Mr. Harri Hursti, a Finnish born IT engineer who lives in the USA, is well-known as a leading expert on electronic voting. He often writes and speaks that one of the greatest threats to voting devices is not necessarily hacking, but human incompetence.
He’s been featured in 2 documentaries — Kill Chain: The Cyber War On America’s Elections and Hacking Democracy. They reveal the weaknesses of the US election technology where he has s seen election officials and volunteers inadvertently mishandle devices or do not follow security protocols because they just do not have the proper training.
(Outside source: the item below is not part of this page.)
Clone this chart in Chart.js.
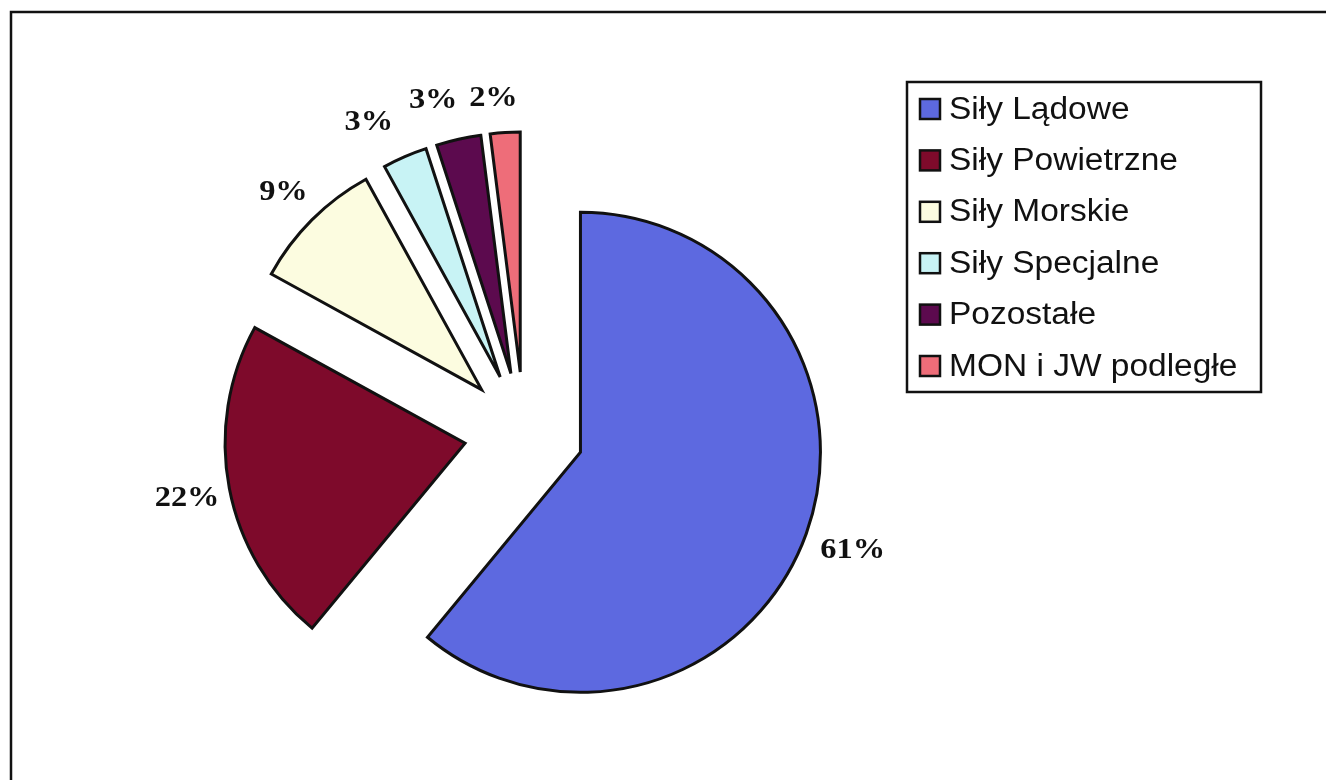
<!DOCTYPE html>
<html lang="pl">
<head>
    <meta charset="UTF-8">
    <title>Struktura wydatków</title>
    <script src="https://cdn.jsdelivr.net/npm/chart.js"></script>
    <style>
        body { margin: 0; background: #fff; }
        #wrap { width: 1326px; height: 780px; position: relative; }
    </style>
</head>
<body>
    <div id="wrap"><canvas id="pieChart"></canvas></div>

    <script>
        // Data
        const categories = ['Siły Lądowe', 'Siły Powietrzne', 'Siły Morskie', 'Siły Specjalne', 'Pozostałe', 'MON i JW podległe'];
        const shares = [61, 22, 9, 3, 3, 2];
        const sliceColors = ['#5D69E0', '#7E0A2B', '#FCFCE0', '#C8F3F5', '#5C0A4E', '#EE6D79'];

        // Look
        const EXPLODE = 60;          // how far every slice is pulled out
        const LABEL_DIST = 283;      // label distance from the pulled-out slice centre
        const TEXT_STRETCH = 1.08;   // text is drawn slightly wide
        const labelNudge = [[6, 2], [0, 2], [2, 3], [-19, 5], [-16, 3], [-9, 9]];

        function wideText(ctx, text, x, y) {
            ctx.save();
            ctx.translate(x, y);
            ctx.scale(TEXT_STRETCH, 1);
            ctx.fillText(text, 0, 0);
            ctx.restore();
        }

        // Pull each slice out along its bisector, then let the arc draw itself
        const explodePlugin = {
            id: 'explode',
            beforeDatasetDraw(chart, args) {
                const ctx = chart.ctx;
                args.meta.data.forEach(arc => {
                    const mid = (arc.startAngle + arc.endAngle) / 2;
                    ctx.save();
                    ctx.translate(Math.cos(mid) * EXPLODE, Math.sin(mid) * EXPLODE);
                    arc.draw(ctx, chart.chartArea);
                    ctx.restore();
                });
                return false;
            }
        };

        // Outer frame + percentage labels + legend box
        const decorPlugin = {
            id: 'decor',
            beforeDraw(chart) {
                const ctx = chart.ctx;
                ctx.save();
                ctx.strokeStyle = '#111';
                ctx.lineWidth = 2.5;
                ctx.strokeRect(11, 12, 1400, 900);
                ctx.restore();
            },
            afterDraw(chart) {
                const ctx = chart.ctx;
                const meta = chart.getDatasetMeta(0);
                ctx.save();
                ctx.fillStyle = '#111';
                ctx.font = 'bold 30px "Liberation Serif", "Times New Roman", serif';
                ctx.textAlign = 'center';
                ctx.textBaseline = 'middle';
                meta.data.forEach((arc, i) => {
                    const mid = (arc.startAngle + arc.endAngle) / 2;
                    const d = EXPLODE + LABEL_DIST;
                    const x = arc.x + Math.cos(mid) * d + labelNudge[i][0];
                    const y = arc.y + Math.sin(mid) * d + labelNudge[i][1];
                    wideText(ctx, shares[i] + '%', x, y);
                });

                // legend
                const box = { left: 907, top: 82, right: 1261, bottom: 392 };
                ctx.lineWidth = 2.5;
                ctx.strokeStyle = '#111';
                ctx.strokeRect(box.left, box.top, box.right - box.left, box.bottom - box.top);
                ctx.font = '31px "Liberation Sans", Arial, sans-serif';
                ctx.textAlign = 'left';
                categories.forEach((name, i) => {
                    const cy = 109 + i * 51.4;
                    ctx.fillStyle = sliceColors[i];
                    ctx.fillRect(920, cy - 10, 20, 20);
                    ctx.lineWidth = 2.5;
                    ctx.strokeRect(920, cy - 10, 20, 20);
                    ctx.fillStyle = '#111';
                    wideText(ctx, name, 949, cy + 1);
                });
                ctx.restore();
            }
        };

        new Chart(document.getElementById('pieChart'), {
            type: 'pie',
            data: {
                labels: categories,
                datasets: [{
                    data: shares,
                    backgroundColor: sliceColors,
                    borderColor: '#111',
                    borderWidth: 3,
                    borderJoinStyle: 'miter'
                }]
            },
            options: {
                responsive: true,
                maintainAspectRatio: false,
                animation: false,
                events: [],
                radius: 240,
                layout: { padding: { left: 0, right: 278, top: 84, bottom: 0 } },
                plugins: {
                    legend: { display: false },
                    tooltip: { enabled: false }
                }
            },
            plugins: [explodePlugin, decorPlugin]
        });
    </script>
</body>
</html>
It is currently not possible to vote online in Finland, or in any of the Nordic countries, because we prefer to stay with tried and tested public voting booths, pens, and paper – all tried and tested and very safe from hackers.
But now in Switzerland, if everything goes according to plan, the cantons will be able to start piloting e-voting again in 2023 when Swiss Post should have its e-voting system up and running by then.
This is a brave plan in this unsecured cyber world where Russian, Chinese and N. Korean hackers are running amok – and just look at the US system where Trump has managed to create distrust in the minds of many voters with false accusations about hacked voting machines and voter fraud!
But there have been setbacks in Switzerland – a case of two steps forward, one step back. E-voting was first piloted in 2004. It was even possible in some cantons to vote in the national elections via computer, tablet or smartphone in 2015. E-voting was very popular among Swiss Abroad, with the “Fifth Switzerland” casting around a third more votes than normal.
Over 300 pilots took place in 15 cantons. This was until the Federal Council decided to abort the project in 2019, after the canton of Geneva and Swiss Post had pulled their IT solutions due to financial considerations and security flaws respectively. The federal government subsequently adjusted the parameters for a new attempt at e-voting. It wanted stricter security and an open-source strategy, while announcing that independent specialists would conduct reviews. The first such check has now taken place.
Swiss Post is the sole provider because of a lack of competition and Developing and this e-voting system is an extremely complex and expensive undertaking, in which Swiss Post has already invested a lot of time and money.
A team at the Berne University of Applied Sciences has continued to develop the source code since 2019. The team had already been consulted for the cryptographic specifications at an earlier juncture. When its service contract ended with the canton of Geneva, it carried on working within the parameters of a federally run e-government project.
“We were able to implement all security-related parts of the system in full,” says IT professor Rolf Haenni. Their efforts have paid off, with the publicly available code now reaching a high-quality level, he adds. Others will be able to build on this expertise. “But no company has yet come forward, unfortunately.”
Swiss is prioritising security over speed. “The biggest challenge is maintaining trust in our solution,” CEO Roberto Cirillo recently told the media. The company is therefore being very open about how it detects and irons out flaws. In 2021, it published its source code and launched a bug bounty program. It has since received around 130 tip-offs from hackers and paid out a total of 97,000 Swiss francs in rewards. It has not disclosed how much it is spending on e-voting otherwise…
Given what we see today from Putin and his buddies, we should be more than doubly sure about putting such key parts of our democracy online!